ROUND ROCK, Texas, May 6, 2026, 14:04 CDT
- Dell shares jumped roughly 10% by Wednesday afternoon, building on gains as investors bet on continued demand for AI servers and data-center hardware.
- The company wants shareholders to sign off on shifting its legal headquarters out of Delaware and into Texas at the annual meeting slated for June 25.
- The vote could face questions, given Michael Dell and Silver Lake’s sizeable voting power puts approval within reach. Certain governance tweaks might also limit options for shareholders to push back.
Dell Technologies Inc. shares surged Wednesday, swept up in an AMD-driven rally that rippled across AI hardware stocks and put extra momentum behind server makers. The gains underscore how Wall Street is leaning into Dell’s role as an AI infrastructure supplier—moving well past its old PC-only label.
Dell shares jumped 10.4% to $238.84 in afternoon action, just shy of their session peak at $238.91. That rally lifted the Round Rock, Texas company’s valuation to roughly $158.3 billion, market data showed.
Timing is critical. Investors are shifting how they value the companies supplying the hardware for AI models—think servers loaded with high-end chips used to train and operate artificial intelligence—after Advanced Micro Devices projected revenue that topped expectations and pointed to solid demand from data centers. Reuters noted Dell climbed 5.5% earlier Wednesday; Super Micro Computer made a bigger jump, and Hewlett Packard Enterprise barely budged.
There’s also another development. Dell announced Monday that its board unanimously backed a plan to switch the company’s state of incorporation from Delaware to Texas—a redomestication, legally speaking. Shareholders get to weigh in on June 25. Dell emphasized that the move won’t affect operations, management, strategy, assets, or where employees are based.
Michael Dell, the company’s chairman and chief executive, framed the decision as reconnecting with Dell’s origins. He started the company in Austin back in 1984. According to Dell, its headquarters, chief executive, and the biggest base of U.S. employees are now all in Texas. Shifting the legal base there, he said, simply mirrors “what we’ve been building here all along.” Securities and Exchange Commission
AI’s impact is front and center for the stock. Back in February, Dell projected its fiscal 2027 revenue from AI-optimized servers would reach around $50 billion—more than double, or 103% higher, than the previous year’s number. That comes after Dell closed over $64 billion in AI server orders for fiscal 2026, and kicked off the new year with a $43 billion backlog. “The AI opportunity is transforming our company,” chief operating officer Jeff Clarke said at the time. Dell Technologies
The upbeat tone in the market didn’t hurt. AMD pointed to solid demand for its data-center chips as customers shift focus from training AI models to real-world inference use. “AMD’s story is turning into a broader compute opportunity,” said Matt Britzman, senior equity analyst at Hargreaves Lansdown, noting the rising importance of both CPUs and graphics chips as AI workloads expand. Reuters
This is significant for Dell, which supplies the racks, servers, networking gear, and storage customers require to turn those chips into usable systems. Super Micro, meanwhile, is a closer match in the AI server space, with HPE sticking to the broader enterprise servers and infrastructure market. The rally shows investors remain eager to back companies viewed as key suppliers—picks and shovels, essentially—for the ongoing AI boom.
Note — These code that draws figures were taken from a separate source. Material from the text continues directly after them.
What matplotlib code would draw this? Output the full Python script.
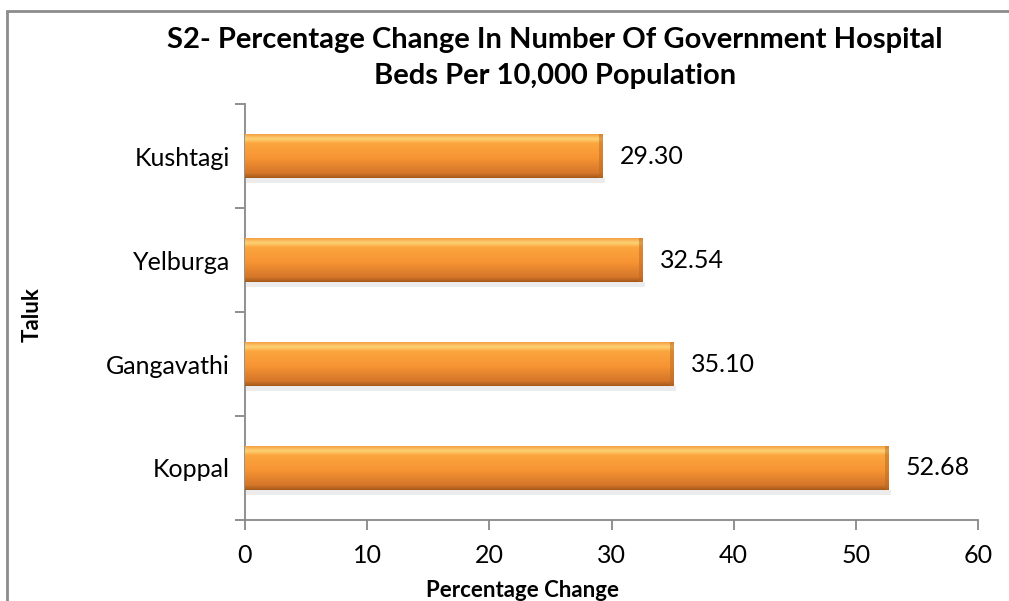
import numpy as np
import matplotlib.pyplot as plt
from matplotlib.patches import Rectangle
from matplotlib.colors import LinearSegmentedColormap

plt.rcParams['font.family'] = ['Lato', 'DejaVu Sans']

taluks = ['Koppal', 'Gangavathi', 'Yelburga', 'Kushtagi']
pct_change = [52.68, 35.10, 32.54, 29.30]
x_ticks = [0, 10, 20, 30, 40, 50, 60]

fig = plt.figure(figsize=(10.09, 6.01), dpi=100)
ax = fig.add_axes([0.2428, 0.1348, 0.7265, 0.692])

# gradient for the bars: light top, orange middle, dark bottom
grad = LinearSegmentedColormap.from_list('bar', [
    (0.0, '#a85a1a'), (0.1, '#d5762a'), (0.45, '#f79433'),
    (0.78, '#fba63f'), (0.88, '#fed274'), (1.0, '#f39a3a')])

ypos = np.arange(len(taluks))
bh = 0.43
bars = ax.barh(ypos, pct_change, height=bh, color='#f79433', edgecolor='none', zorder=2)
for b in bars:
    x0, y0 = b.get_x(), b.get_y()
    w, h = b.get_width(), b.get_height()
    # soft shadow under the bar
    ax.add_patch(Rectangle((x0, y0 - 0.04), w + 0.2, 0.04, color='#ececec', zorder=1, lw=0))
    img = np.linspace(0, 1, 50).reshape(-1, 1)
    im = ax.imshow(img, cmap=grad, origin='lower', aspect='auto',
                   extent=[x0, x0 + w, y0, y0 + h], zorder=3)
    im.set_clip_path(b)
    ax.add_patch(Rectangle((x0 + w - 0.3, y0), 0.3, h, color='#b86a25', alpha=0.5, zorder=4, lw=0))
    ax.text(x0 + w + 1.4, y0 + h / 2, f'{w:.2f}', va='center', ha='left', fontsize=18, zorder=5)

ax.set_xlim(0, 60)
ax.set_ylim(-0.5, len(taluks) - 0.5)
ax.set_xticks(x_ticks)
ax.set_xticklabels([str(t) for t in x_ticks], fontsize=18)
ax.set_yticks(ypos)
ax.set_yticklabels(taluks, fontsize=18)
ax.set_yticks(np.arange(-0.5, len(taluks)), minor=True)
ax.tick_params(axis='y', which='major', length=0, pad=11)
ax.tick_params(axis='y', which='minor', length=7, color='#888888', width=1.3)
ax.tick_params(axis='x', length=7, color='#888888', width=1.3, pad=10)

for s in ['top', 'right']:
    ax.spines[s].set_visible(False)
for s in ['left', 'bottom']:
    ax.spines[s].set_color('#888888')
    ax.spines[s].set_linewidth(1.3)

fig.text(0.518, 0.018, 'Percentage Change', fontsize=16, fontweight='bold', ha='center', va='center')
fig.text(0.032, 0.477, 'Taluk', rotation=90, fontsize=16, fontweight='bold', ha='center', va='center')

fig.text(0.55, 0.933, 'S2- Percentage Change In Number Of Government Hospital',
         ha='center', va='center', fontsize=21, fontweight='bold')
fig.text(0.55, 0.873, 'Beds Per 10,000 Population',
         ha='center', va='center', fontsize=21, fontweight='bold')

# chart frame
fig.patches.append(Rectangle((7 / 1009, -0.05), 1.1, 1 - 11 / 601 + 0.05,
                             transform=fig.transFigure, fill=False,
                             edgecolor='#8c8c8c', linewidth=2))

fig.savefig('out.png', dpi=100)
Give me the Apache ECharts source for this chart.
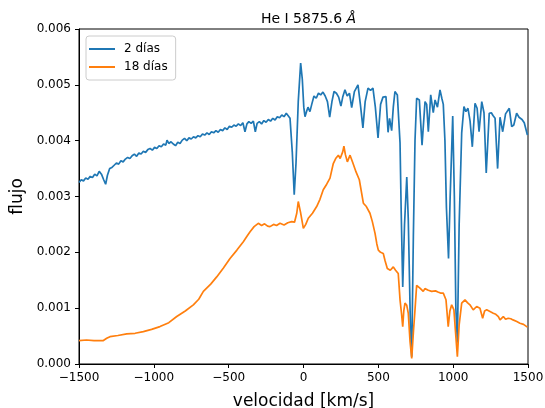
<!DOCTYPE html>
<html>
<head>
<meta charset="utf-8">
<script src="https://cdn.jsdelivr.net/npm/echarts@6/dist/echarts.min.js"></script>
<style>
html,body{margin:0;padding:0;background:#fff;}
#chart{width:545px;height:408px;}
</style>
</head>
<body>
<div id="chart"></div>
<script>
var titleText = 'He I 5875.6 ';
var titleUnit = 'Å';
var xLabel = 'velocidad [km/s]';
var yLabel = 'flujo';
var seriesNames = ['2 días', '18 días'];
var xTicks = [-1500, -1000, -500, 0, 500, 1000, 1500];
var yTicks = [0, 0.001, 0.002, 0.003, 0.004, 0.005, 0.006];

var vel2 = [-1500,-1485,-1470,-1455,-1440,-1425,-1410,-1395,-1380,-1365,-1350,-1335,-1322,-1310,-1295,-1280,-1265,-1250,-1235,-1220,-1205,-1190,-1175,-1160,-1145,-1130,-1115,-1100,-1085,-1070,-1055,-1040,-1025,-1010,-995,-980,-965,-950,-935,-920,-912,-900,-885,-870,-855,-840,-825,-810,-795,-780,-765,-750,-735,-720,-705,-690,-675,-660,-645,-630,-615,-600,-585,-570,-555,-540,-525,-510,-495,-480,-465,-450,-435,-420,-405,-391,-378,-365,-350,-335,-322,-310,-295,-280,-265,-250,-235,-220,-205,-190,-175,-160,-145,-130,-115,-102,-90,-75,-62,-50,-35,-19,-8,2,10,20,30,43,55,70,85,100,115,130,145,160,175,190,204,220,235,250,262,277,292,307,322,340,364,380,397,412,431,448,464,480,498,515,531,540,551,565,575,589,600,611,627,645,653,663,675,690,700,707,715,723,734,745,756,774,792,812,823,834,850,867,879,895,912,925,934,945,955,969,980,997,1008,1018,1028,1040,1057,1072,1085,1099,1113,1128,1146,1160,1173,1191,1206,1221,1241,1255,1266,1280,1297,1313,1331,1350,1375,1391,1405,1424,1440,1460,1475,1496];
var flux2 = [0.00325,0.00330,0.00328,0.00333,0.00331,0.00336,0.00334,0.00340,0.00337,0.00345,0.00340,0.00330,0.00322,0.00338,0.00350,0.00352,0.00356,0.00360,0.00358,0.00364,0.00362,0.00367,0.00370,0.00368,0.00373,0.00376,0.00372,0.00378,0.00376,0.00381,0.00379,0.00384,0.00386,0.00383,0.00388,0.00386,0.00391,0.00389,0.00394,0.00392,0.00401,0.00395,0.00398,0.00394,0.00391,0.00397,0.00395,0.00401,0.00404,0.00400,0.00405,0.00403,0.00407,0.00405,0.00409,0.00407,0.00412,0.00410,0.00414,0.00411,0.00416,0.00414,0.00418,0.00415,0.00420,0.00418,0.00423,0.00420,0.00426,0.00424,0.00428,0.00426,0.00430,0.00427,0.00432,0.00416,0.00430,0.00434,0.00431,0.00435,0.00416,0.00431,0.00434,0.00430,0.00436,0.00433,0.00438,0.00435,0.00440,0.00437,0.00443,0.00441,0.00446,0.00443,0.00449,0.00452,0.00440,0.00380,0.00303,0.00360,0.00470,0.00539,0.00510,0.00460,0.00443,0.00452,0.00460,0.00452,0.00465,0.00480,0.00476,0.00485,0.00482,0.00487,0.00480,0.00470,0.00442,0.00470,0.00488,0.00485,0.00478,0.00462,0.00478,0.00491,0.00480,0.00485,0.00459,0.00488,0.00500,0.00465,0.00423,0.00470,0.00494,0.00490,0.00494,0.00460,0.00405,0.00465,0.00478,0.00475,0.00479,0.00415,0.00440,0.00418,0.00460,0.00488,0.00482,0.00396,0.00270,0.00138,0.00250,0.00335,0.00260,0.00168,0.00060,0.00013,0.00228,0.00400,0.00476,0.00473,0.00392,0.00470,0.00465,0.00416,0.00482,0.00450,0.00473,0.00460,0.00491,0.00475,0.00465,0.00400,0.00280,0.00189,0.00300,0.00444,0.00300,0.00100,0.00038,0.00250,0.00414,0.00461,0.00452,0.00458,0.00435,0.00389,0.00467,0.00458,0.00416,0.00470,0.00450,0.00342,0.00449,0.00450,0.00445,0.00440,0.00350,0.00442,0.00416,0.00448,0.00458,0.00425,0.00428,0.00449,0.00442,0.00438,0.00432,0.00410];

var vel18 = [-1500,-1450,-1400,-1337,-1315,-1293,-1240,-1181,-1125,-1070,-1015,-959,-900,-847,-790,-736,-700,-669,-620,-580,-535,-491,-445,-402,-380,-357,-330,-302,-280,-260,-240,-224,-200,-180,-157,-130,-105,-79,-60,-45,-35,-20,-1,15,32,60,88,110,132,155,177,199,215,233,245,255,262,270,280,293,311,330,351,373,400,420,444,460,478,490,500,515,533,545,560,580,600,615,633,645,655,663,670,678,690,700,712,723,735,745,756,767,778,789,800,811,823,834,845,856,867,882,898,915,934,952,967,978,990,1005,1015,1028,1040,1057,1079,1095,1112,1134,1157,1179,1197,1210,1224,1246,1268,1285,1302,1313,1335,1350,1368,1385,1400,1425,1446,1470,1496];
var flux18 = [0.00042,0.00043,0.00042,0.00042,0.00046,0.00049,0.00051,0.00054,0.00055,0.00058,0.00062,0.00067,0.00074,0.00085,0.00095,0.00106,0.00116,0.00130,0.00143,0.00156,0.00172,0.00189,0.00204,0.00219,0.00228,0.00237,0.00246,0.00252,0.00248,0.00251,0.00247,0.00246,0.00250,0.00248,0.00252,0.00249,0.00253,0.00255,0.00254,0.00270,0.00291,0.00272,0.00243,0.00250,0.00261,0.00270,0.00282,0.00295,0.00312,0.00322,0.00333,0.00359,0.00368,0.00374,0.00368,0.00365,0.00380,0.00390,0.00375,0.00362,0.00374,0.00360,0.00344,0.00330,0.00288,0.00282,0.00270,0.00255,0.00234,0.00215,0.00204,0.00200,0.00198,0.00185,0.00171,0.00168,0.00174,0.00168,0.00162,0.00115,0.00090,0.00067,0.00095,0.00109,0.00105,0.00091,0.00040,0.00010,0.00060,0.00097,0.00141,0.00138,0.00136,0.00133,0.00130,0.00135,0.00138,0.00132,0.00133,0.00130,0.00133,0.00131,0.00129,0.00127,0.00127,0.00115,0.00067,0.00095,0.00106,0.00097,0.00060,0.00013,0.00070,0.00109,0.00115,0.00110,0.00106,0.00097,0.00103,0.00100,0.00082,0.00095,0.00097,0.00094,0.00091,0.00089,0.00085,0.00079,0.00085,0.00080,0.00082,0.00081,0.00079,0.00076,0.00073,0.00071,0.00066];

function pairs(xs, ys){ var out=[]; for (var i=0;i<xs.length;i++) out.push([xs[i], ys[i]]); return out; }
function fmtX(v){ return v < 0 ? '\u2212' + Math.abs(v) : String(v); }

var FONT = 'DejaVu Sans';
var chart = echarts.init(document.getElementById('chart'), null, {renderer:'canvas'});
chart.setOption({
  backgroundColor: '#fff',
  animation: false,
  title: {
    text: '{a|' + titleText + '}{b|' + titleUnit + '}',
    left: 303.5, top: 7, textAlign: 'center',
    textStyle: {
      rich: {
        a: {fontFamily: FONT, fontSize: 14, color: '#000', fontWeight: 'normal'},
        b: {fontFamily: FONT, fontSize: 14, color: '#000', fontStyle: 'italic', fontWeight: 'normal'}
      }
    }
  },
  legend: {
    left: 86, top: 36, orient: 'vertical',
    padding: [7, 8, 7, 3],
    itemGap: 6,
    itemWidth: 26, itemHeight: 2,
    icon: 'rect',
    borderColor: '#cccccc', borderWidth: 1, borderRadius: 3,
    backgroundColor: 'rgba(255,255,255,0.8)',
    textStyle: {fontFamily: FONT, fontSize: 12, color: '#000', padding: [0,0,0,4]},
    data: seriesNames
  },
  grid: {left: 79, right: 17, top: 29, bottom: 44, show: true, borderColor: '#000', borderWidth: 1,
         backgroundColor: 'transparent', containLabel: false, outerBoundsMode: 'none'},
  xAxis: {
    type: 'value', min: -1500, max: 1500, interval: 500,
    name: xLabel, nameLocation: 'middle', nameGap: 29,
    nameTextStyle: {fontFamily: FONT, fontSize: 17, color: '#000'},
    axisLine: {show: true, onZero: false, lineStyle: {color: '#000', width: 1}},
    axisTick: {show: true, length: 4, lineStyle: {color: '#000'}},
    axisLabel: {fontFamily: FONT, fontSize: 12, color: '#000', margin: 8, formatter: fmtX},
    splitLine: {show: false}
  },
  yAxis: {
    type: 'value', min: 0, max: 0.006, interval: 0.001,
    name: yLabel, nameLocation: 'middle', nameGap: 53,
    nameTextStyle: {fontFamily: FONT, fontSize: 17, color: '#000'},
    axisLine: {show: true, onZero: false, lineStyle: {color: '#000', width: 1}},
    axisTick: {show: true, length: 4, lineStyle: {color: '#000'}},
    axisLabel: {fontFamily: FONT, fontSize: 12, color: '#000', margin: 8, formatter: function(v){ return v.toFixed(3); }},
    splitLine: {show: false}
  },
  series: [
    {name: seriesNames[0], type: 'line', data: pairs(vel2, flux2), showSymbol: false, symbol: 'none',
     lineStyle: {color: '#1f77b4', width: 1.7}, itemStyle: {color: '#1f77b4'}},
    {name: seriesNames[1], type: 'line', data: pairs(vel18, flux18), showSymbol: false, symbol: 'none',
     lineStyle: {color: '#ff7f0e', width: 1.7}, itemStyle: {color: '#ff7f0e'}}
  ]
});
</script>
</body>
</html>
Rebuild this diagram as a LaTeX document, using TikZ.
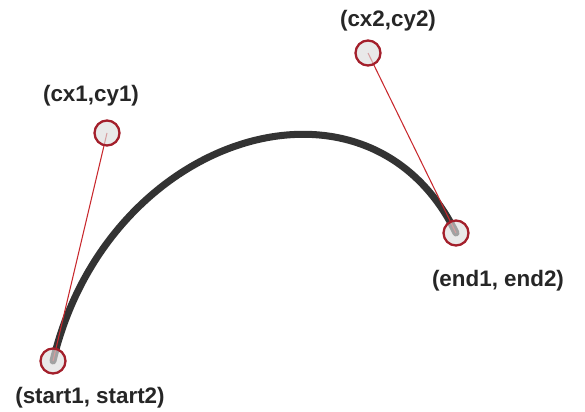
\documentclass[tikz,border=0pt]{standalone}
\usepackage{fontspec}
\setmainfont{Liberation Sans}
\definecolor{curvegray}{HTML}{333333}
\definecolor{handlered}{HTML}{C8282D}
\definecolor{ringred}{HTML}{A31F2B}
\definecolor{dotfill}{HTML}{DDDDDD}
\tikzset{
  pt/.style={circle, draw=ringred, line width=1.3pt, fill=dotfill, fill opacity=0.65,
    minimum size=0.5cm, inner sep=0pt},
  lbl/.style={font=\fontsize{12.75}{15}\selectfont\bfseries, text=black!85, inner sep=0pt},
}
\begin{document}
\begin{tikzpicture}[x=0.02cm, y=-0.02cm]
    \useasboundingbox (0,0) rectangle (585,412);
    % Anchor points
    \coordinate (s) at (53,361);
    \coordinate (c1) at (107,133);
    \coordinate (c2) at (368,53);
    \coordinate (e) at (456,233);
    % Curve
    \draw[curvegray, line width=4pt, line cap=round] (s) .. controls (c1) and (c2) .. (e);
    % Handles
    \draw[handlered, line width=0.6pt] (s) -- (c1);
    \draw[handlered, line width=0.6pt] (e) -- (c2);
    % Points
    \node[pt] (ps) at (s) {};
    \node[pt] (pc1) at (c1) {};
    \node[pt] (pc2) at (c2) {};
    \node[pt] (pe) at (e) {};
    % Labels
    \node[lbl] (ls) at (90,398) {(start1, start2)};
    \node[lbl] (lc1) at (91,96) {(cx1,cy1)};
    \node[lbl] (lc2) at (388,21) {(cx2,cy2)};
    \node[lbl] (le) at (498,281) {(end1, end2)};
\end{tikzpicture}
\end{document}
Risks aren’t off the table. According to Bloomberg Law, Dell’s proposal to shift its incorporation to Texas could tighten limits on shareholder proposals and make it tougher for investors to file derivative lawsuits—those are suits filed by shareholders acting for the company. Dell’s own proxy materials flag potential legal fights over the Texas move, and caution that not every expected advantage may materialize.
Chances of a tight vote look slim. In its SEC filings, Dell pointed out that Michael Dell and Silver Lake—its main shareholders—can essentially guarantee the redomestication proposal goes through. Dell also noted in the document that, if investors give the green light, the switch would take effect around July 1.
Right now, the stock’s movement hinges more on AI demand than any twists in corporate law. That could flip in a hurry. Memory-chip prices, server profit margins, and the rate of cloud investment are what will determine if Dell’s backlog sticks as lasting profit—or fades into yet another jam-packed hardware cycle.